A resource for protecting the project and for those involved.

Cash Pledge

Costs $0

About This Team

We are a combination of people who A) have known each other for years and B) have met each other through this project. All of us have the common thread of being involved in YRUU as young people.  We come from different facets of the art world such as: writing, graphic design, dance, photography, drawing, music composition, and video editing. 

All of us have dedicated our lives to collaborating and community building. So much of this project inolves these two aspects. We thank those who have trusted in us and supported this project thus far. 


Director and Executive Producer: Lindsay Caddle LaPointe dancer, teacher, choreographer, videographer and an award winning video editor. 

Lindsay Caddle LaPointe received her bachelor of arts degree in Dance/Performance from Roger Williams University and her master’s degree in dance and technology from The Ohio State University’s department of dance.

In 2010 she started her own video production company, Linden Tree Productions [LTP], that provides video support to dancers and artists. LTP has provided video support for the The Boston Foundation Live Arts Boston Grant recipients, The Landmarks Orchestra, Boston Center for the Arts' Dance Residencies and Run of the Mills, The Dance Complex, Bebe Miller Company, Wondertwins, and KAIROS Dance Theater. LTP’s documentary, Making Mill Town, was awarded a gold award from Spotlight Documentary Film Awards and 2nd place in editing from the Utah Dance Film Festival.

​She has taught dance at The Ohio State University, Ohio University, Muskingum University and Regis College. Currently she teaches dance and film classes at Dean College and is the Media Supervisor for the Bates Dance Festival during the summers. She has been a dance company member in Peter DiMuro/Public Displays of Motion since 2014.
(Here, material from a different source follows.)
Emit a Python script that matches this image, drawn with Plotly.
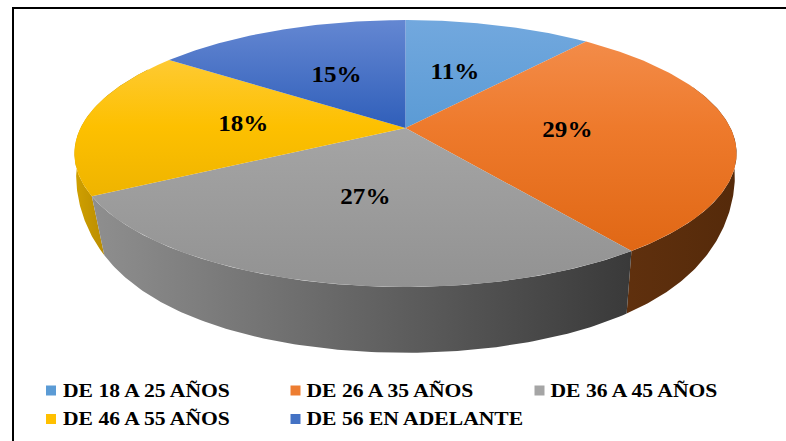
import numpy as np
import plotly.graph_objects as go

categories = ["DE 18 A 25 AÑOS", "DE 26 A 35 AÑOS", "DE 36 A 45 AÑOS", "DE 46 A 55 AÑOS", "DE 56 EN ADELANTE"]
values = [11, 29, 27, 18, 15]
colors = ["#5B9BD5", "#ED7D31", "#A5A5A5", "#FFC000", "#4472C4"]
top_light = ["#72A8DE", "#F49050", "#B6B6B6", "#FFD050", "#6487D2"]
top_mid = ["#5B9BD5", "#EE7A2C", "#A5A5A5", "#FDC000", "#305FBA"]
top_dark = ["#4A8ACB", "#DC620E", "#929292", "#DCA400", "#2A55A8"]
side_left = [None, "#663410", "#8F8F8F", "#D0A000", None]
side_right = [None, "#552A0A", "#383838", "#B98C00", None]

CX, CY, A, C, B = 405.5, 128, 128.6, 325, 0.191
CY2, A2, B2 = 185, 130, 0.225
H = 441


def top_pt(theta, r=1.0):
    u, v = r * np.sin(theta), r * np.cos(theta)
    d = 1 + B * v
    return CX + C * u / d, H - (CY - A * v / d)


def low_pt(theta):
    u, v = np.sin(theta), np.cos(theta)
    return CX + (329 + 10.4 * v + 85 * v * v) * u, H - (CY2 - A2 * v / (1 + B2 * v))


cum = np.cumsum([0] + values) / sum(values) * 2 * np.pi
fig = go.Figure()

grad_x = {1: (560, 737), 2: (90, 640), 3: (75, 105)}
for i, t0, t1 in [(3, cum[3], np.radians(300)), (1, np.radians(70), cum[2]), (2, cum[2], cum[3])]:
    th = np.linspace(t0, t1, 120)
    xt, yt = top_pt(th)
    xl, yl = low_pt(th)
    fig.add_trace(go.Scatter(
        x=np.r_[xt, xl[::-1]], y=np.r_[yt, yl[::-1]], mode="lines", fill="toself",
        line=dict(width=0), hoverinfo="skip", showlegend=False,
        fillgradient=dict(type="horizontal", start=grad_x[i][0], stop=grad_x[i][1],
                          colorscale=[[0, side_left[i]], [1, side_right[i]]]),
    ))

for i in range(len(values)):
    th = np.linspace(cum[i], cum[i + 1], 100)
    x, y = top_pt(th)
    fig.add_trace(go.Scatter(
        x=np.r_[CX, x, CX], y=np.r_[H - CY, y, H - CY], mode="lines", fill="toself",
        line=dict(width=0), name=categories[i], showlegend=False,
        fillgradient=dict(type="vertical", start=H - 287, stop=H - 20,
                          colorscale=[[0, top_dark[i]], [0.6, top_mid[i]], [1, top_light[i]]]),
    ))

mid = (cum[:-1] + cum[1:]) / 2
lx, ly = top_pt(mid, 0.5)
fig.add_trace(go.Scatter(
    x=lx - 1, y=ly - 1, mode="text", text=[f"{v}%" for v in values], hoverinfo="skip", showlegend=False,
    textfont=dict(family="Liberation Serif", size=23, color="#000000", weight="bold"),
))

mark_x = [51, 295.5, 539.5, 51, 295.5]
text_x = [63, 306.5, 550.5, 63, 306.5]
leg_y = [390.5, 390.5, 390.5, 419, 419]
for i in range(len(values)):
    fig.add_trace(go.Scatter(
        x=[mark_x[i]], y=[H - leg_y[i]], mode="markers", showlegend=False, hoverinfo="skip",
        marker=dict(symbol="square", size=10, color=colors[i]),
    ))
    fig.add_trace(go.Scatter(
        x=[text_x[i]], y=[H - leg_y[i] - 1.5], mode="text", text=[categories[i]],
        textposition="middle right", showlegend=False, hoverinfo="skip",
        textfont=dict(family="Liberation Serif", size=18, color="#000000", weight="bold"),
    ))

fig.update_layout(
    width=786, height=441, margin=dict(l=0, r=0, t=0, b=0),
    paper_bgcolor="white", plot_bgcolor="white", showlegend=False,
    xaxis=dict(range=[0, 786], visible=False, fixedrange=True),
    yaxis=dict(range=[0, 441], visible=False, fixedrange=True),
    shapes=[
        dict(type="line", xref="paper", yref="paper", x0=12 / 786, x1=1, y0=1 - 8 / 441, y1=1 - 8 / 441,
             line=dict(color="black", width=2)),
        dict(type="line", xref="paper", yref="paper", x0=13 / 786, x1=13 / 786, y0=0, y1=1 - 7 / 441,
             line=dict(color="black", width=2)),
    ],
)
post = """
document.body.style.margin='0';document.body.style.overflow='hidden';
document.querySelectorAll('.textpoint text').forEach(function(t){
  var f = t.textContent.endsWith('%') ? 1.09 : 1.2;
  var w = t.getComputedTextLength();
  t.setAttribute('lengthAdjust','spacingAndGlyphs');
  t.setAttribute('textLength', String(w*f));
});
"""
fig.write_html("out.html", config={"displayModeBar": False}, post_script=post)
Executive Producer: Dawn (Fleming) MacKechnie: mover, maker, healer, helper

Dawn (Fleming) MacKechnie is an artist who has had a career in graphic design since 2005. She received her Bachelor of Arts degree in Fine Arts with a concentration of graphic design from Framingham State College. She is an active Unitarian Universalist where she has run a successful young adult group and was a youth advisor in her home church of First Parish Church, Duxbury, MA. She became certified in New Reiki in 2017 and has taken many classes to develop her energy work.

Dawn is passionate about finding and sharing relationships within spirituality and the arts (including visual, movement, song and beyond) to deepen her spiritual practices and connect heart, mind, body and spirit. Through this passion she has found a calling to create and share mandalas. (Instagram account: @mamadawns_mandalas)


Development Team and Composer: Charise Sowells producer, director, composer, exhibited photographer, and award-winning writer.

Charise Sowells is a multifaceted storyteller whose scripts and songs have won awards. She holds a BFA in Dramatic Writing from New York University’s Tisch School of the Arts where she graduated with academic honors and studied writing for the stage and screen as well as production, acting, vocal performance, and the African Diaspora. After attending Sundance in 2008, she started Unabashed Productions as a way to independently release the variety of projects she was producing into the world.

Her thesis play was adapted into a feature film. A one act play she wrote about being mixed had a sold out world premiere at the Santa Monica Playhouse leading to an encore run the following month. Two of her musical releases have been on the FYC ballot for Grammy nomination consideration. Her work has been featured by NPR, Ukulele Magazine, SF Weekly, and a myriad of other media outlets. Charise’s music has been in films and played on the radio internationally. She has performed across the US, in Canada, and abroad. The PSA she made about underage sex trafficking was added to the Channel Austin rotation. Her fine art photography was exhibited at Betti Ono. 

In addition to her own creative endeavors, Charise has worked on a vast array of productions. As a lifelong collaborator, she is passionate about helping her fellow artists see a great idea through to fruition however she is able. As her company motto says, “Don’t just think outside the box, live there.”